Bellamys utopischer Roman erschien erstmals 1888 und wurde ein langanhaltender internationaler Erfolg. Er wurde in nahezu alle Sprachen der Welt und als "Ein Rückblick aus dem Jahre 2000" auch mehrfach ins Deutsche übersetzt. "Das Marxsche 'Kapital' ist diesem Interpreten des Sozialismus absolut unbekannt geblieben", kritisierte der sozialdemokratische Parteitheoretiker Karl Kautsky kurz nach Erscheinen des englischsprachigen Originals. Schaden anrichten könne das Buch aber auf keinen Fall. Es entspreche eben dem rückständigen Bewußtsein der amerikanischen Arbeiter. Die Oberflächlichkeit des Autors sei sicher auch darauf zurückzuführen, daß er die Literatur des "modernen wissenschaftlichen Sozialismus" und die deutsche Arbeiterbewegung nicht kenne. "Theoretisch völlig naiv, dürfte er gerade deswegen auf naive Gemüter besonders kräftig wirken, also propagandistisch bei den amerikanischen Arbeitern eine gewisse Bedeutung erlangen, deren theoretischer Sinn, wie gesagt, noch brachliegt." (21)

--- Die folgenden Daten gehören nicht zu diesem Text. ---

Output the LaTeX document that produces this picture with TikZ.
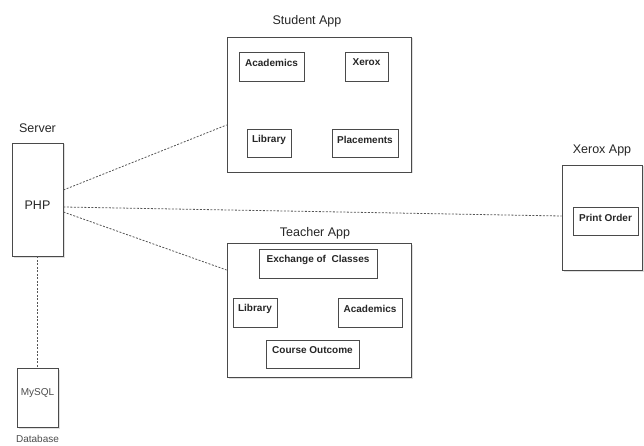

Bellamys Utopie begeisterte jedoch keineswegs bloß das amerikanische Publikum. Sie wurde in Deutschland sogar vom sozialdemokratischen Dietz-Verlag veröffentlicht und war bis 1900 der wohl am meisten gedruckte Roman in der sozialdemokratischen Presse. Dieser Erfolg paßte so gar nicht zu Kautskys herablassendem Urteil. Er zeigte, daß der Wind der Geschichte nicht von der alten zur neuen Welt, sondern in umgekehrter Richtung blies; daß gegen Ende des 19. Jahrhunderts jene Kräfte, die in England die Arbeiterbewegung frühzeitig in reformistische Bahnen drängten und in den USA eine vergleichbare Bewegung gar nicht erst aufkommen ließen, nunmehr auch auf dem europäischen Kontinent wirksam wurden.